The new style of training emphasised Applegate-style target focused shooting, complemented by sight-focused precision shooting at appropriate distances. Conti constructed a purpose-built training facility at Massachusetts State Police headquarters to demonstrate his revised training program.

In 2007 Conti used this new training paradigm as the basis of his book Police Pistolcraft. Following the publication of that book, a demand emerged for a text detailing the specific methods of the "new paradigm," which led Conti to write The Officer's Guide to Police Pistolcraft. Conti is also the author of Beyond Pepper Spray: The Complete Guide to Chemical Agents, Delivery Systems, and Protective Masks (Paladin Press, 2002).

==Critical and professional reception==
The training methods described in The Officer's Guide to Police Pistolcraft are currently in use by the Massachusetts State Police, and the book and associated training philosophy has been adopted by law enforcement agencies in many other jurisdictions.

The critical reception among law enforcement reviewers has been generally positive.

Ralph Mroz of the Police Officers Safety Association, in a review at Officer.com, described the book as "different... and necessary!" He said the book was "written by a consummate police training professional" and went on to say, "I recommend it as highly as I recommended (and continue to recommend) the earlier Police Pistolcraft." Mroz singled out the "frank discussion of the necessary relationship between a professional police officer and his/her skill with arms" as "as refreshing as it is unusual these days".

John Veit reviewed the book in a widely republished article on Law Officer Connect, where he praised the book, calling attention to its plain English language and conversational style. "Some chapters read like a good novel and not a field manual," he said. "They are filled with helpful and practical ways of carrying out the day to day tasks of an officer." He concluded, "This book is a very good read, and promises to be a long standing and authoritative survival guide for police officers as well as others who have a handgun for self defense use."

The Massachusetts Law Encorcement Firearms Instructors & Armorers Association reviewed the book for their publication The Case Head.
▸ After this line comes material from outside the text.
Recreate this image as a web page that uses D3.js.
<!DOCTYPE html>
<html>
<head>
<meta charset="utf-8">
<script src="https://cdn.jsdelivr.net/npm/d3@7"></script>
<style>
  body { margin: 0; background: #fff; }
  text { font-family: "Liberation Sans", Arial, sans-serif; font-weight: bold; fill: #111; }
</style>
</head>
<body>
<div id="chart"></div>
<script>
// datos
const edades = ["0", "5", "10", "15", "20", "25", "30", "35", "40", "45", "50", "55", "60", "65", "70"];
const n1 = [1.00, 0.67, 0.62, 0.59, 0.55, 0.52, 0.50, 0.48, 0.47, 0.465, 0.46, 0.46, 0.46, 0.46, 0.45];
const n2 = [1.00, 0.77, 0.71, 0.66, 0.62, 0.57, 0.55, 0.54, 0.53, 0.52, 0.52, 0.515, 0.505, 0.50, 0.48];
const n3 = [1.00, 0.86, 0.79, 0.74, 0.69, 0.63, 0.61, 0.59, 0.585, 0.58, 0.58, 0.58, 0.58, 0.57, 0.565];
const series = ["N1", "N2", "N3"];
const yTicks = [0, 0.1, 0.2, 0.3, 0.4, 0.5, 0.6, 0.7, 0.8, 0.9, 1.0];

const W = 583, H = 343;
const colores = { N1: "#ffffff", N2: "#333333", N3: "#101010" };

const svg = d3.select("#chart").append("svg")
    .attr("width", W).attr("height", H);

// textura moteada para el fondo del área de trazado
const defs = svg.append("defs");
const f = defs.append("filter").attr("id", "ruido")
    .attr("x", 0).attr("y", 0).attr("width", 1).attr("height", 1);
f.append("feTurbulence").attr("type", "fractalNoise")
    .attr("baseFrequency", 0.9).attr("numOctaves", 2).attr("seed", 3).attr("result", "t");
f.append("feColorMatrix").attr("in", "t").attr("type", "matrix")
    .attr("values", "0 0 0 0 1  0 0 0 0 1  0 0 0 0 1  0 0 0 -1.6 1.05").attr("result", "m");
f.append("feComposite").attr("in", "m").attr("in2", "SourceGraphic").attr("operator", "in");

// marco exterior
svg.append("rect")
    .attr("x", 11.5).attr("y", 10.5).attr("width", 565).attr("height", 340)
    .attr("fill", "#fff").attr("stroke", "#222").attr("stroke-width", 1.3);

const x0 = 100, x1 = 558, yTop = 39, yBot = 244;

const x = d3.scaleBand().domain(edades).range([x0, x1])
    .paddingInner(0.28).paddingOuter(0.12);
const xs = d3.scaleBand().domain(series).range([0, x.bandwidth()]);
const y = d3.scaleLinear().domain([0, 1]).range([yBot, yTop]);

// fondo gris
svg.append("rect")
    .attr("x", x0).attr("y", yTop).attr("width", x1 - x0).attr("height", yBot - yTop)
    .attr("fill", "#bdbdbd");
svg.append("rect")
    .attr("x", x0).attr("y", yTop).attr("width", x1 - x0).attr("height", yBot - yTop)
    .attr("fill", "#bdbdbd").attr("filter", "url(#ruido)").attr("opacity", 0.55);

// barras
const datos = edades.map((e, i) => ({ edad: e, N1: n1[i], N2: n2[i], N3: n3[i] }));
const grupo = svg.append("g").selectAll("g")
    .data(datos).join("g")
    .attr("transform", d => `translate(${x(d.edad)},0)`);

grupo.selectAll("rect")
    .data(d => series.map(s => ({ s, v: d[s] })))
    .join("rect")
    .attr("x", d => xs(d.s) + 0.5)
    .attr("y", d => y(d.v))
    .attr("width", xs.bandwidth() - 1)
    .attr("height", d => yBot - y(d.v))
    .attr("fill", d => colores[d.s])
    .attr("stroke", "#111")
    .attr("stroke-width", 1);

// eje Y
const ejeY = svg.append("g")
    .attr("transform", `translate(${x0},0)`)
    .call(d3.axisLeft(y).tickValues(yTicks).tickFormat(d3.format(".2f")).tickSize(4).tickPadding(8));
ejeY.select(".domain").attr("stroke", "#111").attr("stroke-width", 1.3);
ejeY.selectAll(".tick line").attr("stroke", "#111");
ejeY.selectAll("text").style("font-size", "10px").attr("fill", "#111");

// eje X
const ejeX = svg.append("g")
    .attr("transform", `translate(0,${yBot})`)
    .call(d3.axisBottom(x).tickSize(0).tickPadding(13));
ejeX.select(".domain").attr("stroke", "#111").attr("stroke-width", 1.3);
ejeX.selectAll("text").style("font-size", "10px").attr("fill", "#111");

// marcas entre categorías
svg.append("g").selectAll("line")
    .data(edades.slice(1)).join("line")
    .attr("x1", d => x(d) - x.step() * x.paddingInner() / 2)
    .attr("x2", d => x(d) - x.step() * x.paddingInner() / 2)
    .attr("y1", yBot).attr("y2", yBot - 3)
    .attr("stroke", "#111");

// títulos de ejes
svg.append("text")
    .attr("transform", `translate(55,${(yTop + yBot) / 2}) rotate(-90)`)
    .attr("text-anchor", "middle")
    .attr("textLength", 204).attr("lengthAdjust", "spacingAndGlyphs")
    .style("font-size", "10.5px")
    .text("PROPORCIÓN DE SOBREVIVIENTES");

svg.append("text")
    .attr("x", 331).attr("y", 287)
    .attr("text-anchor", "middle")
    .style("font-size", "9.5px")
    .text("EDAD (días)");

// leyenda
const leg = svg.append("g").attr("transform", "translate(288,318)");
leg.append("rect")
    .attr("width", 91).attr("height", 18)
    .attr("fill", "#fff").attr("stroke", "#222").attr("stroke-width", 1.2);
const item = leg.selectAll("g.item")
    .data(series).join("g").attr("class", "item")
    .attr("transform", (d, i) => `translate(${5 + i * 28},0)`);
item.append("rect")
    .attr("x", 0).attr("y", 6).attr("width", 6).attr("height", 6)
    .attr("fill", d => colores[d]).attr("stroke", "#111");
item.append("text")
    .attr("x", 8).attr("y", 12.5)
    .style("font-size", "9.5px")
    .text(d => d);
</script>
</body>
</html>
They said, "The Officer's Guide is full of solid training information, photos and diagrams," and applauded Conti's style, saying, "I could not help but notice how the reader is treated with respect. [...] This will be perfect for the officer who was looking for better firearms training but was unable to get it at their agency." They praised Conti's refusal to enter into a philosophical battle between point-shooting and aimed fire, saying, "The New Paradigm takes the best of all worlds and rolls them into one program." The Association concluded by saying the book "is highly recommended and will be a well used addition to every firearms instructor’s reference library. If you have adopted the New Paradigm, this book should be standard issue for every student you have."

==Contents==
The Officer's Guide to Police Pistolcraft contains 424 pages, divided into 12 chapters and illustrated with 316 photos and diagrams. It sets out what the author calls "the reality-based new paradigm of police firearms training," a program he claims to have developed in 2000 while serving as the Director of the Massachusetts State Police Firearms Training Unit. It contains helpful and practical advice about carrying out the day-to-day tasks of a law enforcement officer, and also deals with the obligations and responsibilities of "the modern day warrior." It aims to provide specific detail on subjects covered in Police Pistolcraft and instruct on when a law enforcement officer should use their pistol, and how they should use it.
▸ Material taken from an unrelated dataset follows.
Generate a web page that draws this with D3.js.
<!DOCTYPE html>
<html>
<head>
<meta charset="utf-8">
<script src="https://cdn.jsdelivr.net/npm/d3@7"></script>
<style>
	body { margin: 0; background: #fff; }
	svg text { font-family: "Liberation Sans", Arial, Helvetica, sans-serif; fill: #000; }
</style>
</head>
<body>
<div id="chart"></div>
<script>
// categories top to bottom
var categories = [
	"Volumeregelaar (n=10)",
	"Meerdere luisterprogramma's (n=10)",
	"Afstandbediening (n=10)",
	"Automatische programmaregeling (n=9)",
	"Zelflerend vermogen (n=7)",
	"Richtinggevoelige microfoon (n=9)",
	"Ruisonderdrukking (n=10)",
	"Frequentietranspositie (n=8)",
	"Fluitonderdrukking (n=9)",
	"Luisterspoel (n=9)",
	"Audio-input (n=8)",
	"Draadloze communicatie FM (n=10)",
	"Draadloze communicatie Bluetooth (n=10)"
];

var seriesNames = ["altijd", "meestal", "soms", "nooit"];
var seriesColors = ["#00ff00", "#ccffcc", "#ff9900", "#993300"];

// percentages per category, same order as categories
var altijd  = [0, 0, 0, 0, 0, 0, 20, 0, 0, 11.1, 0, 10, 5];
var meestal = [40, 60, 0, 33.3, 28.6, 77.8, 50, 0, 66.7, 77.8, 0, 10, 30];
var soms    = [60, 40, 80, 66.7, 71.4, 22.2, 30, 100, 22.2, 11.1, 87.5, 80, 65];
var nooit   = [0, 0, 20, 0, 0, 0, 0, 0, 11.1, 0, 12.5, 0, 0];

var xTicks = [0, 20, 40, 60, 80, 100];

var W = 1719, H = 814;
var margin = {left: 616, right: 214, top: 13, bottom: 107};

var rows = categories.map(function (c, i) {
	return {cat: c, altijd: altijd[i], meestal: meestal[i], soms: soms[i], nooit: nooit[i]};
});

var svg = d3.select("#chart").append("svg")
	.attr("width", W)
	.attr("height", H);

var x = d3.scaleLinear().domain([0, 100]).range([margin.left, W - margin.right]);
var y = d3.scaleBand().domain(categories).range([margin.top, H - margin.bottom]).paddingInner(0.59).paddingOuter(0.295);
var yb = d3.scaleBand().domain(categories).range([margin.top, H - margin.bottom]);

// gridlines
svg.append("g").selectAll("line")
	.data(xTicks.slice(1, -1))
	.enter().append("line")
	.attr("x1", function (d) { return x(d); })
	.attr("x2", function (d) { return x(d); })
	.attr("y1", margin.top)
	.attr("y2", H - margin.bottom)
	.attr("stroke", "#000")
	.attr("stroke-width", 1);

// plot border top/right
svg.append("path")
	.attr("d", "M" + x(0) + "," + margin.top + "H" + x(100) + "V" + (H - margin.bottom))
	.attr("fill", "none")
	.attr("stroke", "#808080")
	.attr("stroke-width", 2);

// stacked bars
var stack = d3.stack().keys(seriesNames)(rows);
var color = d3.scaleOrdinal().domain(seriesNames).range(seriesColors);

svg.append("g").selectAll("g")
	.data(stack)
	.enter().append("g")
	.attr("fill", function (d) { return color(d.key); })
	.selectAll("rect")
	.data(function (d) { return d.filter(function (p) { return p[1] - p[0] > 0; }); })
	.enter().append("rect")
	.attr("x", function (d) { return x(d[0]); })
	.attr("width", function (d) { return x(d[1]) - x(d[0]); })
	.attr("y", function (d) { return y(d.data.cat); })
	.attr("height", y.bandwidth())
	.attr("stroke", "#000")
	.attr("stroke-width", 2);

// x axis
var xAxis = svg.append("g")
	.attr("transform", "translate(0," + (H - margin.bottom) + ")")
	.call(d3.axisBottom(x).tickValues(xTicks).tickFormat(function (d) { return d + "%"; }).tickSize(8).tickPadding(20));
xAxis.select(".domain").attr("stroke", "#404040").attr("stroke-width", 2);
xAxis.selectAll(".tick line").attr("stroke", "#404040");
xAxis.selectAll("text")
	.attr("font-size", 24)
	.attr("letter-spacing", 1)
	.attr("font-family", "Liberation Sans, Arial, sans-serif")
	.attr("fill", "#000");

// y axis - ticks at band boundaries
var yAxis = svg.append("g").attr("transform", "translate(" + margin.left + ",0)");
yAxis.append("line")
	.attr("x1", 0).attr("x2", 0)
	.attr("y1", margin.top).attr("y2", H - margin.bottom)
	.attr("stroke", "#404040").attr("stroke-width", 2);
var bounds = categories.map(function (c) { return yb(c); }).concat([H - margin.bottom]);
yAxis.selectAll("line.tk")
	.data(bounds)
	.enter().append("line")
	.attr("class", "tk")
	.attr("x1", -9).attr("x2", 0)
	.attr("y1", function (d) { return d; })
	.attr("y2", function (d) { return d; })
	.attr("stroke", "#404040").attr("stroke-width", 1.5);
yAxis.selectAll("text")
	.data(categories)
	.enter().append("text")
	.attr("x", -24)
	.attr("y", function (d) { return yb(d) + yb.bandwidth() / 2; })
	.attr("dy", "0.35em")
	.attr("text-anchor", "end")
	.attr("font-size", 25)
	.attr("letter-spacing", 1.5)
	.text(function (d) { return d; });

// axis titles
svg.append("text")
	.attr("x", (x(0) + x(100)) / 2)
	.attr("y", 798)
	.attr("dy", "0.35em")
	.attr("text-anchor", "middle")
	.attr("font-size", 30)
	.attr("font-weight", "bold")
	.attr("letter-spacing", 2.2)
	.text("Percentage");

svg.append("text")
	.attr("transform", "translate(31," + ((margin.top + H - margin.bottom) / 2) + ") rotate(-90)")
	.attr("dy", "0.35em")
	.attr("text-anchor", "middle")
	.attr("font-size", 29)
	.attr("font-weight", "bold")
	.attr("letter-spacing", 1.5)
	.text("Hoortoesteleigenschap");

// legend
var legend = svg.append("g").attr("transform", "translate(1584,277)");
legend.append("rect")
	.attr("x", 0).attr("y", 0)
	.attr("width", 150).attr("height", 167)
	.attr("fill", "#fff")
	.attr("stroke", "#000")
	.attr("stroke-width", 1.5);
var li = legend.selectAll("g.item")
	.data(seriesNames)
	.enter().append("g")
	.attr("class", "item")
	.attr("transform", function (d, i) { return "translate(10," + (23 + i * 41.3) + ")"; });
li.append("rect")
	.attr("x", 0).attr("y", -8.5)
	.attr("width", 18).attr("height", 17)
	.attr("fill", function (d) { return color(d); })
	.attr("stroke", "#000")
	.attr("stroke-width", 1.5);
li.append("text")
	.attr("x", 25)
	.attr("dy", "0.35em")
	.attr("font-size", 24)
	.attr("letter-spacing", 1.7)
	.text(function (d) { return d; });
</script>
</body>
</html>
The book focuses on combat and specifically aims to prepare officers to know when to use their pistol and how to use it. The training system covers both sighted and point shooting techniques, drawing on systems of combat pistol shooting and training originating from such diverse sources as World War II and "the dim and dark streets and back alleys of Shanghai."

The book's main emphasis is on pistol training that recognises the reality of day-to-day police operations, rather than the isolated competitive training previously in use.

Specific topics covered include safety, pistol handling and manipulation, basic skills and alternative shooting positions, pistol retention, mental preparation, low light, plainclothes considerations and left-hand shooter considerations. There is a section about the issues that female officers face in both uniformed and plain clothes assignments. An appendix covers revolvers, as the author feels many new recruits in modern law enforcement have never seen one.